Exercise details ::
Find all lines in the records that include the word "this", and copy them out.

Dataset extract ::
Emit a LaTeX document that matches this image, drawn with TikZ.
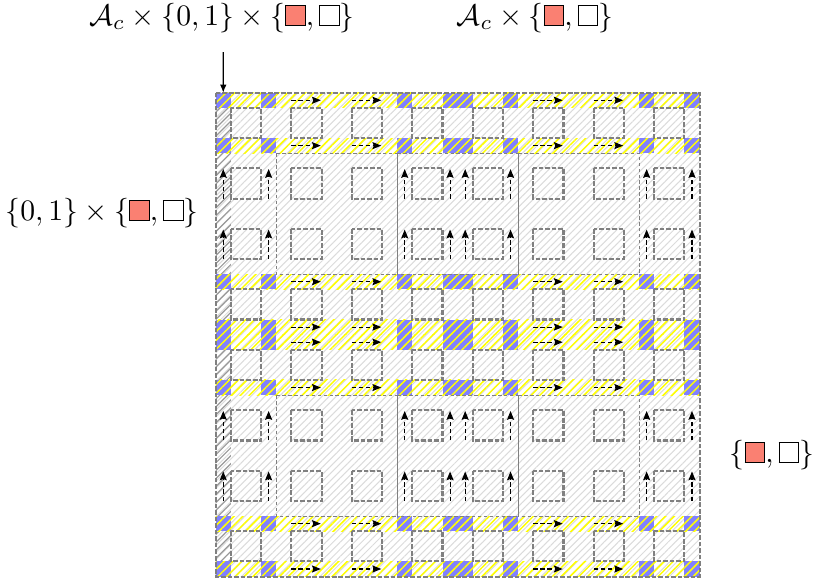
\documentclass[tikz,border=0pt]{standalone}
\usepackage{xcolor}
\usetikzlibrary{patterns.meta,arrows.meta}
\definecolor{sal}{RGB}{250,128,114}
\definecolor{bl}{RGB}{128,128,255}
\setlength\fboxsep{0pt}
\setlength\fboxrule{0.4pt}
\newcommand{\rsq}{\mbox{\raisebox{0.3pt}{\fcolorbox{black}{sal}{\rule{0pt}{6.2pt}\rule{6.2pt}{0pt}}}}}
\newcommand{\wsq}{\mbox{\raisebox{0.3pt}{\fcolorbox{black}{white}{\rule{0pt}{6.2pt}\rule{6.2pt}{0pt}}}}}
\tikzset{
  sqbox/.style={draw=gray, line width=0.7pt, dash pattern=on 1.6pt off 0.6pt},
  blkbox/.style={draw=gray, line width=0.3pt, dash pattern=on 1.2pt off 0.8pt},
  outerbox/.style={draw=gray, line width=0.7pt, dash pattern=on 1.6pt off 0.6pt},
  darr/.style={black, line width=0.35pt, dash pattern=on 1.5pt off 0.9pt, -{Stealth[length=3pt,width=2.4pt,inset=0.5pt]}},
  lbl/.style={inner sep=0pt}
}
\begin{document}
\begin{tikzpicture}[x=0.3373pt,y=-0.3373pt]
\useasboundingbox (0,0) rectangle (815,583);
\node[lbl] (lt) at (222,18) {$\mathcal{A}_c\times\{0,1\}\times\{\rsq,\wsq\}$};
\node[lbl] (ltr) at (535,18) {$\mathcal{A}_c\times\{\rsq,\wsq\}$};
\node[lbl] (ll) at (102,213) {$\{0,1\}\times\{\rsq,\wsq\}$};
\node[lbl] (rr) at (772,455) {$\{\rsq,\wsq\}$};
\coordinate (astart) at (223.3,52);
\begin{scope}[shift={(215.7,92.7)}, x=5.1pt, y=-5.1pt]
  \fill[pattern={Lines[angle=45,distance=1.7pt,line width=0.35pt]}, pattern color=black!14] (0,0) rectangle (32,32);
  \fill[pattern={Lines[angle=45,distance=1.9pt,line width=0.4pt]}, pattern color=black!40] (0,0) rectangle (1,32);
  \foreach \r in {0,3,12,15,16,19,28,31}{
    \foreach \c in {0,3,12,15,16,19,28,31}{
      \fill[bl] (\c,\r) rectangle ++(1,1);
    }
    \fill[pattern={Lines[angle=45,distance=2.1pt,line width=0.5pt]}, pattern color=yellow] (0,\r) rectangle (32,\r+1);
  }
  \foreach \c in {1,5,9,13,17,21,25,29}{
    \foreach \r in {1,5,9,13,17,21,25,29}{
      \draw[sqbox] (\c,\r) rectangle ++(2,2);
    }
  }
  \foreach \c in {4,12,20}{
    \foreach \r in {4,20}{
      \draw[blkbox] (\c,\r) rectangle ++(8,8);
    }
  }
  \foreach \r in {0,3,12,15,16,19,28,31}{
    \foreach \c in {5,9,21,25}{
      \draw[darr] (\c,\r+0.5) -- (\c+1.95,\r+0.5);
    }
  }
  \foreach \c in {0,3,12,15,16,19,28,31}{
    \foreach \r in {5,9,21,25}{
      \draw[darr] (\c+0.5,\r+2) -- (\c+0.5,\r+0.05);
    }
  }
  \draw[outerbox] (0,0) rectangle (32,32);
  \coordinate (aend) at (0.5,0);
\end{scope}
\draw[line width=0.4pt, -{Latex[length=2.7pt,width=2.2pt]}] (astart) -- (aend);
\end{tikzpicture}
\end{document}
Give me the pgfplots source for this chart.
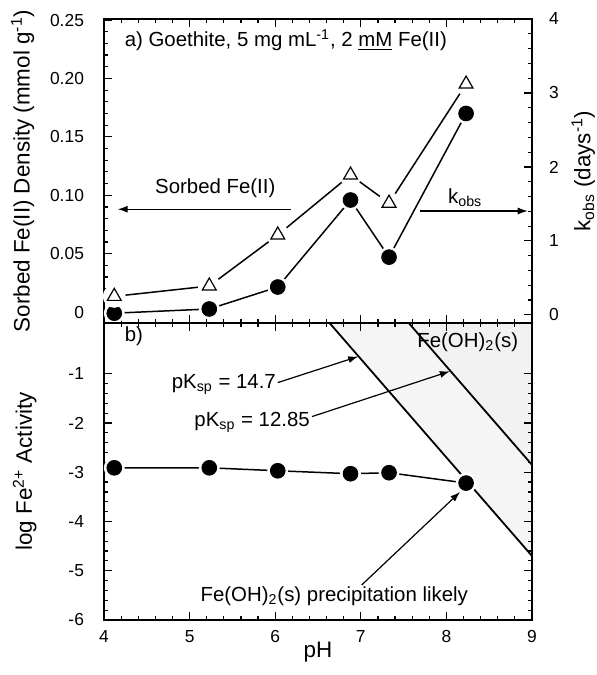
\documentclass[border=0pt]{standalone}
\usepackage{fontspec}
\setmainfont{Liberation Sans}
\usepackage{pgfplots}
\pgfplotsset{compat=1.18}
\usetikzlibrary{arrows.meta}

\newcommand\annot{\fontsize{10.2}{12}\selectfont}
\tikzset{lbl/.style={-{Latex[length=5pt,width=3.5pt]}, line width=0.6pt}}

\pgfplotsset{
  panel/.style={
    scale only axis, width=214pt, xmin=4, xmax=9,
    axis on top,
    axis line style={line width=0.9pt},
    tick style={line width=0.6pt, black},
    major tick length=4pt, minor tick length=2pt,
    tick align=inside,
    tick label style={font=\fontsize{8.7}{9}\selectfont},
    label style={font=\fontsize{11.2}{13}\selectfont},
    /pgf/number format/assume math mode=true,
    xtick={4,5,6,7,8,9}, minor x tick num=4, xtick pos=both,
    xticklabel style={yshift=-1.5pt},
  },
  line/.style={black, line width=0.75pt},
  halo/.style={only marks, mark=*, mark size=5pt, mark options={draw=white, fill=white}},
  dot/.style={only marks, mark=*, mark size=3.7pt, mark options={draw=black, fill=black}},
  tri/.style={only marks, mark=triangle, mark size=4pt, mark options={draw=black, fill=white, line width=0.6pt}},
}

\begin{document}
\begin{tikzpicture}
\path[use as bounding box] (0,0) rectangle (298pt,337.5pt);

% ---- panel a, left axis: sorbed Fe(II)
\begin{axis}[panel, at={(52pt,176pt)}, anchor=south west, height=152pt,
  ymin=-0.0094, ymax=0.2509,
  ytick={0,0.05,0.1,0.15,0.2,0.25},
  yticklabels={0,0.05,0.10,0.15,0.20,0.25},
  minor y tick num=4, ytick pos=left,
  yticklabel style={xshift=-6.5pt},
  xticklabels={},
  ylabel={Sorbed Fe(II) Density (mmol g\textsuperscript{-1})},
  ylabel style={at={(axis description cs:-0.19,0.5)}, anchor=center},
]
\addplot[line] coordinates {(4.12,-0.001) (5.23,0.0026) (6.03,0.0214) (6.88,0.0959) (7.33,0.047) (8.23,0.170)};
\addplot[halo] coordinates {(4.12,-0.001) (5.23,0.0026) (6.03,0.0214) (6.88,0.0959) (7.33,0.047) (8.23,0.170)};
\addplot[dot] coordinates {(4.12,-0.001) (5.23,0.0026) (6.03,0.0214) (6.88,0.0959) (7.33,0.047) (8.23,0.170)};

\node[anchor=west, font=\annot] at (axis cs:4.16,0.233) {a) Goethite, 5 mg mL\textsuperscript{-1}, 2 \underline{mM} Fe(II)};
\node[font=\annot] at (axis cs:5.30,0.106) {Sorbed Fe(II)};
\draw[lbl] (axis cs:6.18,0.088) -- (axis cs:4.16,0.088);
\node[font=\annot] at (axis cs:8.22,0.098) {k\textsubscript{obs}};
\draw[lbl] (axis cs:7.69,0.0865) -- (axis cs:8.95,0.0865);
\end{axis}

% ---- panel a, right axis: k_obs
\begin{axis}[panel, at={(52pt,176pt)}, anchor=south west, height=152pt,
  axis x line=none, axis y line*=right,
  ymin=-0.11, ymax=4,
  ytick={0,1,2,3,4}, minor y tick num=4,
  yticklabel style={xshift=5pt},
  ylabel={k\textsubscript{obs} (days\textsuperscript{-1})},
  ylabel style={at={(axis description cs:1.12,0.5)}, anchor=center, rotate=0},
]
\addplot[line] coordinates {(4.12,0.25) (5.23,0.39) (6.03,1.08) (6.88,1.89) (7.33,1.51) (8.23,3.12)};
\addplot[halo, mark size=5.5pt] coordinates {(4.12,0.25) (5.23,0.39) (6.03,1.08) (6.88,1.89) (7.33,1.51) (8.23,3.12)};
\addplot[tri] coordinates {(4.12,0.25) (5.23,0.39) (6.03,1.08) (6.88,1.89) (7.33,1.51) (8.23,3.12)};
\end{axis}

% ---- panel b: log Fe2+ activity
\begin{axis}[panel, at={(52pt,27.5pt)}, anchor=south west, height=148.5pt,
  ymin=-6, ymax=0.03,
  ytick={-6,-5,-4,-3,-2,-1}, minor y tick num=4, ytick pos=both, yticklabel pos=left,
  yticklabel style={xshift=-6.5pt},
  xlabel={pH},
  xlabel style={at={(axis description cs:0.5,-0.108)}, anchor=center},
  ylabel={log Fe\textsuperscript{2+} Activity},
  ylabel style={at={(axis description cs:-0.185,0.5)}, anchor=center},
]
\addplot[draw=none, fill=black!4] coordinates {(6.5,0.3) (9,-4.7) (9,0.3)};
\addplot[draw=none, fill=black!5] coordinates {(7.425,0.3) (9,-2.85) (9,0.3)};
\addplot[line] coordinates {(4.12,-2.91) (5.23,-2.91) (6.03,-2.97) (6.88,-3.03) (7.33,-3.01) (8.23,-3.22)};
\addplot[halo] coordinates {(4.12,-2.91) (5.23,-2.91) (6.03,-2.97) (6.88,-3.03) (7.33,-3.01) (8.23,-3.22)};
% solubility lines, pKsp = 14.7 and 12.85
\addplot[black, line width=0.9pt] coordinates {(6.5,0.3) (9,-4.7)};
\addplot[black, line width=0.9pt] coordinates {(7.425,0.3) (9,-2.85)};
\addplot[dot] coordinates {(4.12,-2.91) (5.23,-2.91) (6.03,-2.97) (6.88,-3.03) (7.33,-3.01) (8.23,-3.22)};

\node[anchor=west, font=\annot] at (axis cs:4.16,-0.24) {b)};
\node[anchor=east, font=\annot] at (axis cs:8.92,-0.35) {Fe(OH)\textsubscript{2}(s)};
\node[font=\annot] at (axis cs:5.40,-1.22) {pK\textsubscript{sp} = 14.7};
\draw[lbl] (axis cs:6.03,-1.18) -- (axis cs:6.97,-0.65);
\node[font=\annot] at (axis cs:5.73,-1.98) {pK\textsubscript{sp} = 12.85};
\draw[lbl] (axis cs:6.43,-1.87) -- (axis cs:8.04,-0.95);
\node[font=\annot] at (axis cs:6.69,-5.51) {Fe(OH)\textsubscript{2}(s) precipitation likely};
\draw[lbl] (axis cs:7.01,-5.29) -- (axis cs:8.16,-3.40);
\end{axis}
\end{tikzpicture}
\end{document}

The output ::
Emit a LaTeX document that matches this image, drawn with TikZ.
Give me the pgfplots source for this chart.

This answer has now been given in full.